━━━ Supplied data ━━━
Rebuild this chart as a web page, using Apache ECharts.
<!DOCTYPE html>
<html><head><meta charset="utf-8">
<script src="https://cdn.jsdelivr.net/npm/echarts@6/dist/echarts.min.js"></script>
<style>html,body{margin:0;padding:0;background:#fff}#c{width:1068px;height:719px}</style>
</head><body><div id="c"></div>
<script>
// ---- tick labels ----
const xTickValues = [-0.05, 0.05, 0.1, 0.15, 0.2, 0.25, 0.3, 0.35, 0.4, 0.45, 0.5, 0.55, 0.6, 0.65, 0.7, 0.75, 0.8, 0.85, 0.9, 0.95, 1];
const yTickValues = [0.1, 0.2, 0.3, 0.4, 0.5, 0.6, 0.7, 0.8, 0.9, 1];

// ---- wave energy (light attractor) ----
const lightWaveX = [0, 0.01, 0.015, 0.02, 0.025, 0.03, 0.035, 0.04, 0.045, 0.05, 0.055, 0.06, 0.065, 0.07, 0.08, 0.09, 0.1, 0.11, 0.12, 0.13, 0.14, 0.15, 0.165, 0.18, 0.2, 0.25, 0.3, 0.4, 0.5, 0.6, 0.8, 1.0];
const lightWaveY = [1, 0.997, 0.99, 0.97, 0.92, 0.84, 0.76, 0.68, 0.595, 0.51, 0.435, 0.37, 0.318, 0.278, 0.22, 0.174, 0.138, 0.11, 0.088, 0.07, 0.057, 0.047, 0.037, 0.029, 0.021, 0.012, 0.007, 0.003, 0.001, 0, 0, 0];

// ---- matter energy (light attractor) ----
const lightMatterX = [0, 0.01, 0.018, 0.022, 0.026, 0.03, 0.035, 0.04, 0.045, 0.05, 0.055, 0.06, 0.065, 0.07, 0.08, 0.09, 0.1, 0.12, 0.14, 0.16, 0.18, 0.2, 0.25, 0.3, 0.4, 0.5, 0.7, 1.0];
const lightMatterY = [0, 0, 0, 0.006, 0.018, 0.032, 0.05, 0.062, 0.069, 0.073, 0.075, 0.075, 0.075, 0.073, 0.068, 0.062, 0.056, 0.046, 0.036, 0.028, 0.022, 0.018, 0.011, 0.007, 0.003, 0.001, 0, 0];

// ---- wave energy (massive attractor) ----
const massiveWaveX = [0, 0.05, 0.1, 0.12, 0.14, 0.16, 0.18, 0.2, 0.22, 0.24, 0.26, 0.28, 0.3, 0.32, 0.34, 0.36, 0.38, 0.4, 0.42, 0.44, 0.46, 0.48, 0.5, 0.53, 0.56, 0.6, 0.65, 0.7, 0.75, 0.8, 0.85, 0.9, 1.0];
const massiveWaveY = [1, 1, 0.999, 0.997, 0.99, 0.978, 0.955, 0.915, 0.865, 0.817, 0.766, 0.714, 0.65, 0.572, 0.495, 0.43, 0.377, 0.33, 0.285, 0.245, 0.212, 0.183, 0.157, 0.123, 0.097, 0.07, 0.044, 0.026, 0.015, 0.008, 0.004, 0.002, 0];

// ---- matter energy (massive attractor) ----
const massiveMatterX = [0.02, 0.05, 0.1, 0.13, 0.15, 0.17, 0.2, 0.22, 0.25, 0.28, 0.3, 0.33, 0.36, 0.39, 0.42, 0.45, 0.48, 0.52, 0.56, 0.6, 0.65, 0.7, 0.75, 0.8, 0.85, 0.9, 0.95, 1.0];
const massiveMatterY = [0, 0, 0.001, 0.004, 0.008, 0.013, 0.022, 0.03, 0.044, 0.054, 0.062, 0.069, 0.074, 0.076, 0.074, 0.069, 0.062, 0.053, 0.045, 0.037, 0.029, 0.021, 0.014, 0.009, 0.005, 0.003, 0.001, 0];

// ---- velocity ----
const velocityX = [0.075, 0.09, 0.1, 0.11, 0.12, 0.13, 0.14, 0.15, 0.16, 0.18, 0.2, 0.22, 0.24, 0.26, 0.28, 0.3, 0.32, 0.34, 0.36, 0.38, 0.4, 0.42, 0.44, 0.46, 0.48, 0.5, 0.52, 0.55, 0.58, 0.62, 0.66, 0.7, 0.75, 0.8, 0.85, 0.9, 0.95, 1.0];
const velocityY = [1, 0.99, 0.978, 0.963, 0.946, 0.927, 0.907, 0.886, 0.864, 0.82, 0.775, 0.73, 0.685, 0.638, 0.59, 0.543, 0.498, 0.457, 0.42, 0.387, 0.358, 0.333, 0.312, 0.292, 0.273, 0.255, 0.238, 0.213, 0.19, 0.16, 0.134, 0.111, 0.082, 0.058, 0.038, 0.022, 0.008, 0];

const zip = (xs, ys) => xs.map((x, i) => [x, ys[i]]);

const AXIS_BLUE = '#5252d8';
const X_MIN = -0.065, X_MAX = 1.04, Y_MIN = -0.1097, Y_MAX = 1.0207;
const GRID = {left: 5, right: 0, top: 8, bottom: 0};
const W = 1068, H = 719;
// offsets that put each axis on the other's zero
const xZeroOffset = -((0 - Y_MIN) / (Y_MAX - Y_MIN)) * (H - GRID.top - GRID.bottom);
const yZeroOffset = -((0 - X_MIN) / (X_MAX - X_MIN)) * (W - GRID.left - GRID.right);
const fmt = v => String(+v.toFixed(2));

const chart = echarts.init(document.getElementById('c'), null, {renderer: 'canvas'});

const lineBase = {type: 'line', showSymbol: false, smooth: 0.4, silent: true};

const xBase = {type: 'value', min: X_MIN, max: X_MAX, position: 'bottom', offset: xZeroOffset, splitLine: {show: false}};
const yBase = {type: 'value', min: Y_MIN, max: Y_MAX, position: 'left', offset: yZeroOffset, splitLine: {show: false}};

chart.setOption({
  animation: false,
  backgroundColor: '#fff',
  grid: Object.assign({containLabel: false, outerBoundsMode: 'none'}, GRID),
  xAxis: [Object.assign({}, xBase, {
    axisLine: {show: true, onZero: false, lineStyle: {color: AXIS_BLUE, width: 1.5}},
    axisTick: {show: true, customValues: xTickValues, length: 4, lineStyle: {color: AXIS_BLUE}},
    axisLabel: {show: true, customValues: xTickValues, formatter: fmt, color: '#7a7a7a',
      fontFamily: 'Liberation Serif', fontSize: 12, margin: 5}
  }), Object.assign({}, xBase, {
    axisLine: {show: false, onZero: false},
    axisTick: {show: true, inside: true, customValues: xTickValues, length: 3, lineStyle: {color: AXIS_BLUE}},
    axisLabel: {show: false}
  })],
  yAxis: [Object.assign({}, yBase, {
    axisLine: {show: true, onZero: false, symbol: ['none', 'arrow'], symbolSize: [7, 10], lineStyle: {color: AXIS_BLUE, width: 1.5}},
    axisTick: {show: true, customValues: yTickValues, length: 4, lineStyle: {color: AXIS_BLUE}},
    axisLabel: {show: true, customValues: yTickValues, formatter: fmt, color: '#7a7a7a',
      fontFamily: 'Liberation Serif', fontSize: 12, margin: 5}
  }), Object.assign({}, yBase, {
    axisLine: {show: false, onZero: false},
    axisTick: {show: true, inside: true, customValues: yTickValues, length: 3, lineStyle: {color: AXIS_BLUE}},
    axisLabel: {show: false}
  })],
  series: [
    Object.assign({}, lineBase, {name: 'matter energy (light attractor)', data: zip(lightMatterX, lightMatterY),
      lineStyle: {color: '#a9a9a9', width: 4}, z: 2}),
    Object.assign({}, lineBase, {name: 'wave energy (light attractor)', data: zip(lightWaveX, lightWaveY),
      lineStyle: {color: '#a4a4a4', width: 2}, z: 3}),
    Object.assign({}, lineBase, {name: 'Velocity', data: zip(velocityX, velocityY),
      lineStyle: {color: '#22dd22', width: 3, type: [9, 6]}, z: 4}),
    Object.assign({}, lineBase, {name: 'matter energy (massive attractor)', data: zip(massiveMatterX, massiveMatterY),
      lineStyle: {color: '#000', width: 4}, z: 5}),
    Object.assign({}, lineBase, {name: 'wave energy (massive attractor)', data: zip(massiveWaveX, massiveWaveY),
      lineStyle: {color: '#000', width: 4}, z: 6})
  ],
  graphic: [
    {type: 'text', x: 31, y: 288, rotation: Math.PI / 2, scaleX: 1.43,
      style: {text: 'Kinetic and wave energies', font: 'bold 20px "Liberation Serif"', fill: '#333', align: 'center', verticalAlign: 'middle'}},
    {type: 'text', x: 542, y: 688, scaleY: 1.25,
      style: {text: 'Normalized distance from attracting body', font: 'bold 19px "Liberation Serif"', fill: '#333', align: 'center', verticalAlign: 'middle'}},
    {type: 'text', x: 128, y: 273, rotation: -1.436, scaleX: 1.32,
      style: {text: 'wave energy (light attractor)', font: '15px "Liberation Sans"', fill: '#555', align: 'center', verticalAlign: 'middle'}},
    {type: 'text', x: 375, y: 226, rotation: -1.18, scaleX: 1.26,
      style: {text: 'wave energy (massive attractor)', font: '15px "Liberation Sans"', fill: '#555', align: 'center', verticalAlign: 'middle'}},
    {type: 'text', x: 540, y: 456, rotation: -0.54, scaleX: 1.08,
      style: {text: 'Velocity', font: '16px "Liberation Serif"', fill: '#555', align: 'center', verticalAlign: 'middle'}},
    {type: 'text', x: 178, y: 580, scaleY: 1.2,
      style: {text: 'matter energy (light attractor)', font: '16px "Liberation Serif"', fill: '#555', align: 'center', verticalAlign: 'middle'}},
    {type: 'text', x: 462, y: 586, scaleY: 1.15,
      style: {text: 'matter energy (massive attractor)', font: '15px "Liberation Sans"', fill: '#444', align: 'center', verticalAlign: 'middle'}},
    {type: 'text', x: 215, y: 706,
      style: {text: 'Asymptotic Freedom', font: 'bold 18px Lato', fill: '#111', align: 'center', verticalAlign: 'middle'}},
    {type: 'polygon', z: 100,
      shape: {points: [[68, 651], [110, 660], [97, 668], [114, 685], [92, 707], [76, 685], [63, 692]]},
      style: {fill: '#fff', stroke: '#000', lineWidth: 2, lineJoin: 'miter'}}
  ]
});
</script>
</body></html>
━━━
━━━ Supplied data ━━━
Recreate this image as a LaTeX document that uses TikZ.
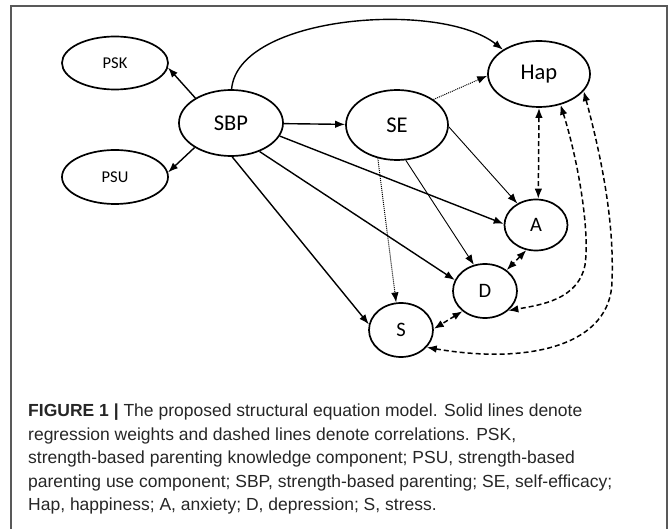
━━━
▸ Exercise requirements:
Retype only this portion of the data above: the line containing "Rebuild this chart", the line containing "0.001, 0, 0];", and all lines between them, exactly.

▸ The completed task:
Rebuild this chart as a web page, using Apache ECharts.
<!DOCTYPE html>
<html><head><meta charset="utf-8">
<script src="https://cdn.jsdelivr.net/npm/echarts@6/dist/echarts.min.js"></script>
<style>html,body{margin:0;padding:0;background:#fff}#c{width:1068px;height:719px}</style>
</head><body><div id="c"></div>
<script>
// ---- tick labels ----
const xTickValues = [-0.05, 0.05, 0.1, 0.15, 0.2, 0.25, 0.3, 0.35, 0.4, 0.45, 0.5, 0.55, 0.6, 0.65, 0.7, 0.75, 0.8, 0.85, 0.9, 0.95, 1];
const yTickValues = [0.1, 0.2, 0.3, 0.4, 0.5, 0.6, 0.7, 0.8, 0.9, 1];

// ---- wave energy (light attractor) ----
const lightWaveX = [0, 0.01, 0.015, 0.02, 0.025, 0.03, 0.035, 0.04, 0.045, 0.05, 0.055, 0.06, 0.065, 0.07, 0.08, 0.09, 0.1, 0.11, 0.12, 0.13, 0.14, 0.15, 0.165, 0.18, 0.2, 0.25, 0.3, 0.4, 0.5, 0.6, 0.8, 1.0];
const lightWaveY = [1, 0.997, 0.99, 0.97, 0.92, 0.84, 0.76, 0.68, 0.595, 0.51, 0.435, 0.37, 0.318, 0.278, 0.22, 0.174, 0.138, 0.11, 0.088, 0.07, 0.057, 0.047, 0.037, 0.029, 0.021, 0.012, 0.007, 0.003, 0.001, 0, 0, 0];

// ---- matter energy (light attractor) ----
const lightMatterX = [0, 0.01, 0.018, 0.022, 0.026, 0.03, 0.035, 0.04, 0.045, 0.05, 0.055, 0.06, 0.065, 0.07, 0.08, 0.09, 0.1, 0.12, 0.14, 0.16, 0.18, 0.2, 0.25, 0.3, 0.4, 0.5, 0.7, 1.0];
const lightMatterY = [0, 0, 0, 0.006, 0.018, 0.032, 0.05, 0.062, 0.069, 0.073, 0.075, 0.075, 0.075, 0.073, 0.068, 0.062, 0.056, 0.046, 0.036, 0.028, 0.022, 0.018, 0.011, 0.007, 0.003, 0.001, 0, 0];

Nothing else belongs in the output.